- **DATA SEGMENT**:
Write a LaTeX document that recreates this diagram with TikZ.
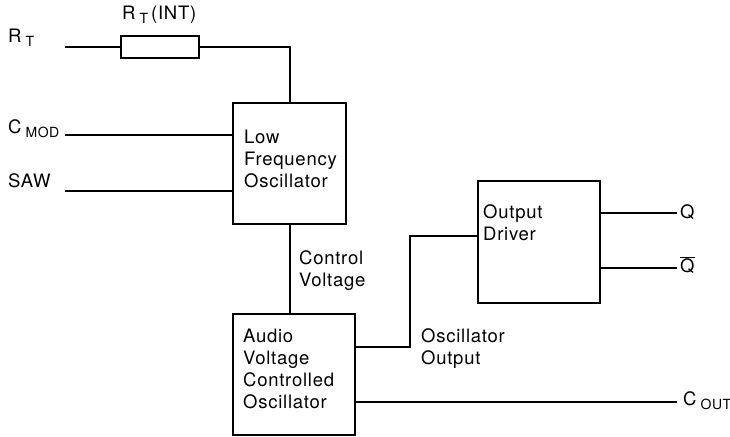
\documentclass[tikz,border=0pt]{standalone}
\usepackage{fontspec}
\setmainfont[LetterSpace=4]{TeX Gyre Heros}
\usetikzlibrary{positioning,calc}
\tikzset{
  blk/.style={draw, line width=2pt, anchor=north west, inner sep=0pt},
  wire/.style={line width=2pt},
  txt/.style={font=\fontsize{18.5}{22}\selectfont, align=left, inner sep=0pt},
}
\newcommand{\lsub}[1]{\hspace{4pt}\raisebox{-4pt}{\fontsize{14}{14}\selectfont #1}}

\begin{document}
\begin{tikzpicture}[x=1pt, y=-1pt]
  \useasboundingbox (0,0) rectangle (730,436);
  % blocks
  \node[blk, minimum width=113, minimum height=121] (lfo) at (232,102) {};
  \node[blk, minimum width=122, minimum height=121] (vco) at (232,313) {};
  \node[blk, minimum width=122, minimum height=122] (drv) at (477,180) {};
  \node[draw, line width=2pt, minimum width=78, minimum height=22, inner sep=0pt] (rint) at (160,47) {};
  % block texts (anchored at the last baseline)
  \node[txt, anchor=base west] (lfotxt) at (244,187) {Low\\Frequency\\Oscillator};
  \node[txt, anchor=base west] (vcotxt) at (243,408) {Audio\\Voltage\\Controlled\\Oscillator};
  \node[txt, anchor=base west] (drvtxt) at (483,240) {Output\\Driver};
  % pins
  \coordinate (rt) at (65,47);
  \coordinate (cmod) at (65,135);
  \coordinate (saw) at (65,191);
  \coordinate (qo) at (677,213);
  \coordinate (qbo) at (677,268);
  \coordinate (cout) at (677,402);
  \node[txt, anchor=base west] (rtlbl) at (8,42) {R\lsub{T}};
  \node[txt, anchor=base west] (rintlbl) at (122,20) {R\lsub{T}\,(INT)};
  \node[txt, anchor=base west] (cmodlbl) at (8,133) {C\lsub{MOD}};
  \node[txt, anchor=base west] (sawlbl) at (8,187) {SAW};
  \node[txt, anchor=base west] (qlbl) at (680,218) {Q};
  \node[txt, anchor=base west] (qblbl) at (680,272) {$\overline{\mbox{Q}}$};
  \node[txt, anchor=base west] (coutlbl) at (683,405) {C\lsub{OUT}};
  \node[txt, anchor=base west] (cvlbl) at (299,286) {Control\\Voltage};
  \node[txt, anchor=base west] (oolbl) at (421,364) {Oscillator\\Output};
  % wires
  \draw[wire] (rt) -- (rint.west);
  \draw[wire] (rint.east) -| (lfo.north);
  \draw[wire] (cmod) -- (cmod -| lfo.west);
  \draw[wire] (saw) -- (saw -| lfo.west);
  \draw[wire] (lfo.south) -- (lfo.south |- vco.north);
  \draw[wire] ($(vco.north east)+(0,34)$) -| ($(drv.north west)+(-67,56)$) -- ($(drv.north west)+(0,56)$);
  \draw[wire] (drv.east |- qo) -- (qo);
  \draw[wire] (drv.east |- qbo) -- (qbo);
  \draw[wire] (vco.east |- cout) -- (cout);
\end{tikzpicture}
\end{document}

- **TO BE DONE**: Working from the lines above, reproduce the material exactly and exclude its pictures.

- **OUTPUT FOR THIS TASK**:
Write a LaTeX document that recreates this diagram with TikZ.
\documentclass[tikz,border=0pt]{standalone}
\usepackage{fontspec}
\setmainfont[LetterSpace=4]{TeX Gyre Heros}
\usetikzlibrary{positioning,calc}
\tikzset{
  blk/.style={draw, line width=2pt, anchor=north west, inner sep=0pt},
  wire/.style={line width=2pt},
  txt/.style={font=\fontsize{18.5}{22}\selectfont, align=left, inner sep=0pt},
}
\newcommand{\lsub}[1]{\hspace{4pt}\raisebox{-4pt}{\fontsize{14}{14}\selectfont #1}}

\begin{document}
\begin{tikzpicture}[x=1pt, y=-1pt]
  \useasboundingbox (0,0) rectangle (730,436);
  % blocks
  \node[blk, minimum width=113, minimum height=121] (lfo) at (232,102) {};
  \node[blk, minimum width=122, minimum height=121] (vco) at (232,313) {};
  \node[blk, minimum width=122, minimum height=122] (drv) at (477,180) {};
  \node[draw, line width=2pt, minimum width=78, minimum height=22, inner sep=0pt] (rint) at (160,47) {};
  % block texts (anchored at the last baseline)
  \node[txt, anchor=base west] (lfotxt) at (244,187) {Low\\Frequency\\Oscillator};
  \node[txt, anchor=base west] (vcotxt) at (243,408) {Audio\\Voltage\\Controlled\\Oscillator};
  \node[txt, anchor=base west] (drvtxt) at (483,240) {Output\\Driver};
  % pins
  \coordinate (rt) at (65,47);
  \coordinate (cmod) at (65,135);
  \coordinate (saw) at (65,191);
  \coordinate (qo) at (677,213);
  \coordinate (qbo) at (677,268);
  \coordinate (cout) at (677,402);
  \node[txt, anchor=base west] (rtlbl) at (8,42) {R\lsub{T}};
  \node[txt, anchor=base west] (rintlbl) at (122,20) {R\lsub{T}\,(INT)};
  \node[txt, anchor=base west] (cmodlbl) at (8,133) {C\lsub{MOD}};
  \node[txt, anchor=base west] (sawlbl) at (8,187) {SAW};
  \node[txt, anchor=base west] (qlbl) at (680,218) {Q};
  \node[txt, anchor=base west] (qblbl) at (680,272) {$\overline{\mbox{Q}}$};
  \node[txt, anchor=base west] (coutlbl) at (683,405) {C\lsub{OUT}};
  \node[txt, anchor=base west] (cvlbl) at (299,286) {Control\\Voltage};
  \node[txt, anchor=base west] (oolbl) at (421,364) {Oscillator\\Output};
  % wires
  \draw[wire] (rt) -- (rint.west);
  \draw[wire] (rint.east) -| (lfo.north);
  \draw[wire] (cmod) -- (cmod -| lfo.west);
  \draw[wire] (saw) -- (saw -| lfo.west);
  \draw[wire] (lfo.south) -- (lfo.south |- vco.north);
  \draw[wire] ($(vco.north east)+(0,34)$) -| ($(drv.north west)+(-67,56)$) -- ($(drv.north west)+(0,56)$);
  \draw[wire] (drv.east |- qo) -- (qo);
  \draw[wire] (drv.east |- qbo) -- (qbo);
  \draw[wire] (vco.east |- cout) -- (cout);
\end{tikzpicture}
\end{document}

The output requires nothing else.